→ **Recorded data**
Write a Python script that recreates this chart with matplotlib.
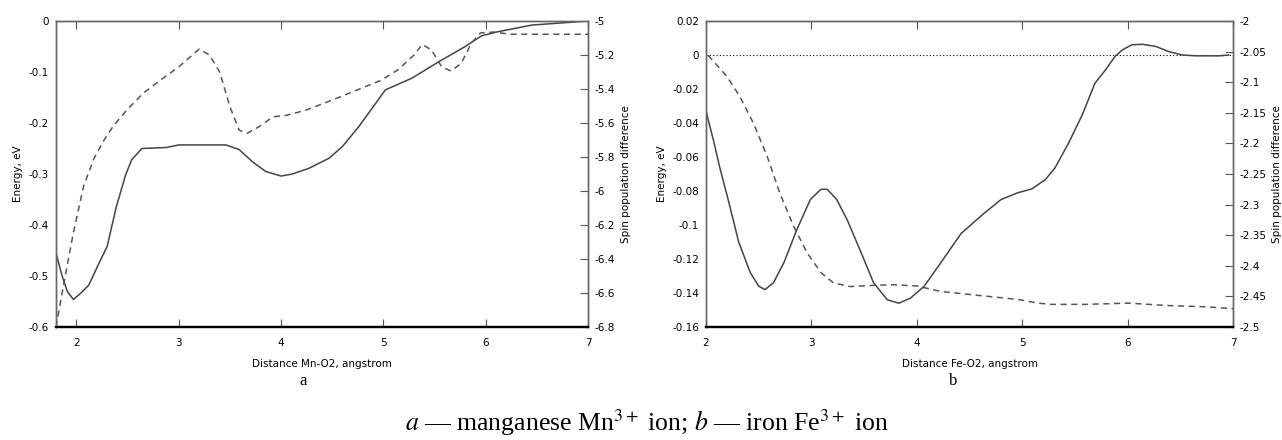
import numpy as np
import matplotlib.pyplot as plt

plt.rcParams['font.family'] = 'DejaVu Sans'
plt.rcParams['mathtext.fontset'] = 'stix'

# panel a: Mn-O2
mn_x_energy = [1.8, 1.86, 1.91, 1.97, 2.04, 2.12, 2.22, 2.3, 2.39, 2.48, 2.54, 2.64, 2.88, 3.0, 3.46,
               3.59, 3.72, 3.85, 4.0, 4.11, 4.27, 4.47, 4.6, 4.76, 5.02, 5.28, 5.54, 5.8, 5.96, 6.12,
               6.45, 7.0]
mn_energy = [-0.455, -0.5, -0.53, -0.546, -0.534, -0.518, -0.475, -0.442, -0.364, -0.302, -0.272,
             -0.25, -0.248, -0.243, -0.243, -0.252, -0.276, -0.295, -0.304, -0.3, -0.289, -0.269,
             -0.246, -0.207, -0.135, -0.112, -0.08, -0.05, -0.029, -0.021, -0.008, 0.0]
mn_x_spin = [1.8, 1.89, 1.97, 2.07, 2.17, 2.27, 2.36, 2.49, 2.65, 2.82, 3.0, 3.2, 3.3, 3.4, 3.5, 3.59,
             3.67, 3.79, 3.92, 4.05, 4.24, 4.5, 4.82, 4.98, 5.14, 5.3, 5.38, 5.47, 5.57, 5.66, 5.76,
             5.86, 5.95, 6.08, 6.24, 7.0]
mn_spin = [-6.80, -6.50, -6.245, -5.972, -5.81, -5.70, -5.618, -5.525, -5.426, -5.348, -5.27, -5.165,
           -5.2, -5.30, -5.504, -5.642, -5.66, -5.62, -5.564, -5.555, -5.525, -5.465, -5.387, -5.348,
           -5.288, -5.20, -5.138, -5.17, -5.27, -5.294, -5.25, -5.13, -5.07, -5.065, -5.078, -5.078]

# panel b: Fe-O2
fe_x_energy = [2.0, 2.07, 2.13, 2.21, 2.31, 2.42, 2.5, 2.56, 2.64, 2.74, 2.86, 2.99, 3.09, 3.15, 3.24,
               3.34, 3.47, 3.59, 3.72, 3.83, 3.94, 4.07, 4.23, 4.42, 4.64, 4.8, 4.96, 5.09, 5.22, 5.31,
               5.44, 5.57, 5.69, 5.79, 5.88, 5.95, 6.04, 6.14, 6.27, 6.39, 6.52, 6.65, 6.87, 6.96]
fe_energy = [-0.033, -0.05, -0.066, -0.085, -0.11, -0.128, -0.136, -0.138, -0.134, -0.122, -0.103,
             -0.085, -0.079, -0.079, -0.085, -0.097, -0.116, -0.134, -0.144, -0.146, -0.143, -0.136,
             -0.122, -0.105, -0.093, -0.085, -0.081, -0.0788, -0.0733, -0.0665, -0.0518, -0.0352,
             -0.0166, -0.0088, -0.0009, 0.003, 0.006, 0.0063, 0.005, 0.002, 0.0, -0.0005, -0.0005, 0.0]
fe_x_spin = [2.02, 2.2, 2.32, 2.45, 2.58, 2.7, 2.83, 2.96, 3.09, 3.21, 3.37, 3.59, 3.78, 4.0, 4.23,
             4.51, 4.96, 5.15, 5.28, 5.6, 6.01, 6.39, 6.74, 7.0]
fe_spin = [-2.056, -2.091, -2.123, -2.167, -2.221, -2.281, -2.335, -2.379, -2.411, -2.428, -2.434,
           -2.432, -2.431, -2.433, -2.442, -2.447, -2.455, -2.461, -2.463, -2.463, -2.461, -2.465,
           -2.467, -2.470]

fig = plt.figure(figsize=(12.82, 4.40), dpi=100)
W, H = 1282, 440


def panel(left, right, xlim, ylim, y2lim, yticks, y2ticks, xticks, yfmt, y2fmt):
    ax = fig.add_axes([left / W, (H - 327) / H, (right - left) / W, 306 / H])
    ax2 = ax.twinx()
    ax.set_xlim(*xlim)
    ax.set_ylim(*ylim)
    ax2.set_ylim(*y2lim)
    ax.set_xticks(xticks)
    ax.set_xticklabels([str(t) for t in xticks])
    ax.set_yticks(yticks)
    ax.set_yticklabels([yfmt(t) for t in yticks])
    ax2.set_yticks(y2ticks)
    ax2.set_yticklabels([y2fmt(t) for t in y2ticks])
    ax.tick_params(axis='x', direction='in', length=6, top=True, labelsize=7.5, pad=8, color='#555')
    ax.tick_params(axis='y', length=0, labelsize=7.5, pad=5)
    ax2.tick_params(axis='y', direction='in', length=6, labelsize=7.5, pad=5, color='#555')
    for a in (ax, ax2):
        for s in ('left', 'right', 'top'):
            a.spines[s].set_color('#666')
            a.spines[s].set_linewidth(1.0)
        a.spines['bottom'].set_color('black')
        a.spines['bottom'].set_linewidth(1.6)
    ax.set_ylabel('Energy, eV', fontsize=7.5, labelpad=4)
    ax2.set_ylabel('Spin population difference', fontsize=7.5, labelpad=4)
    return ax, ax2


def fmt(t):
    s = ('%.2f' % t).rstrip('0').rstrip('.')
    return '0' if s in ('-0', '0') else s


ax, ax2 = panel(56, 588, (1.8, 7), (-0.6, 0), (-6.8, -5),
                np.round(np.arange(-0.6, 0.01, 0.1), 2), np.round(np.arange(-6.8, -4.99, 0.2), 2),
                [2, 3, 4, 5, 6, 7], fmt, fmt)
ax.plot(mn_x_energy, mn_energy, color='#444', lw=1.1)
ax2.plot(mn_x_spin, mn_spin, color='#555', lw=1.1, ls=(0, (4, 3)))
ax.set_xlabel('Distance Mn-O2, angstrom', fontsize=7.5, labelpad=8)

bx, bx2 = panel(706, 1233, (2, 7), (-0.16, 0.02), (-2.5, -2),
                np.round(np.arange(-0.16, 0.021, 0.02), 2), np.round(np.arange(-2.5, -1.99, 0.05), 2),
                [2, 3, 4, 5, 6, 7], fmt, fmt)
bx.axhline(0, color='black', lw=0.8, ls=(0, (1, 2)))
bx.plot(fe_x_energy, fe_energy, color='#444', lw=1.1)
bx2.plot(fe_x_spin, fe_spin, color='#555', lw=1.1, ls=(0, (4, 3)))
bx.set_xlabel('Distance Fe-O2, angstrom', fontsize=7.5, labelpad=8)

fig.text(303 / W, 1 - 381 / H, 'a', family='Liberation Serif', fontsize=12, ha='center', va='center')
fig.text(953 / W, 1 - 381 / H, 'b', family='Liberation Serif', fontsize=12, ha='center', va='center')
fig.text(647 / W, 1 - 423 / H, r'$a$ — manganese Mn$^{3+}$ ion; $b$ — iron Fe$^{3+}$ ion',
         family='Liberation Serif', fontsize=18.5, ha='center', va='center')

fig.savefig('out.png', dpi=100)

→ **Job**
Wherever "matplotlib" shows up in a line, copy that line.

→ **Exercise output**
Write a Python script that recreates this chart with matplotlib.
import matplotlib.pyplot as plt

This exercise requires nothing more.